Sunday, March 13, 2016

IoT Could Bring IT Advantages to Another 80% of Firms

There is a very good reason why communications and information technology  industry executives believe the Internet of Things will be so consequential.

For starters, we are approaching the point where every person that wants a phone, equipped with Internet access service, already will buy such products.

Such a saturated market will force mobile operators to look for big new markets. And a logical big new market is IoT.

So connecting billions of sensors, and putting their information to work, will create a huge new market for connections.

And IoT could create big new enterprise markets, bringing some IT benefits to "physical" industries that have been reaped mostly by "digital product" industries.

If it is true that “physical” industries make up roughly 80 percent of the private sector, and if those industries have deployed information technology at rates less than seven times that of leading industries, then the Internet of Things could lead to an enormous change in communications and information technology markets.

In fact, some might go so far as to argue that the full benefits of the Internet, beyond older waves of computer technology, might be reaped for the first time by most businesses, as a direct result of IoT.

Machine-to-machine communications related to “Internet of Things” processes will account for roughly 35 percent to 47 percent of mobile data communications by 2030, argues Michael Mandel, Progressive Policy Institute chief economic strategist and a senior fellow at Wharton’s Mack Institute for Innovation Management.

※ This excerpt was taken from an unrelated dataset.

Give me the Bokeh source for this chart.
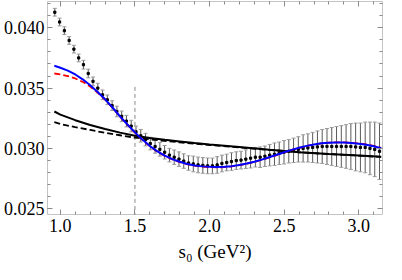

By 2030, more than 1900 MHz of spectrum in the sub-mmW bands (three times the current availability) and at least 1.2 million cell sites (four times the current level) will be necessary, Mandel argues.

Though “causation” arguably is difficult to establish, digital industries have had triple the productivity growth of the physical industries in recent years.

For the 14-year period between 2000 and 2014, productivity growth for digital industries has averaged 2.8 percent per year, compared to 0.9 percent for the physical industries.

“Today, tech/telecom spending per worker in the digital industries is almost seven times that of the physical industries,” Mandel says.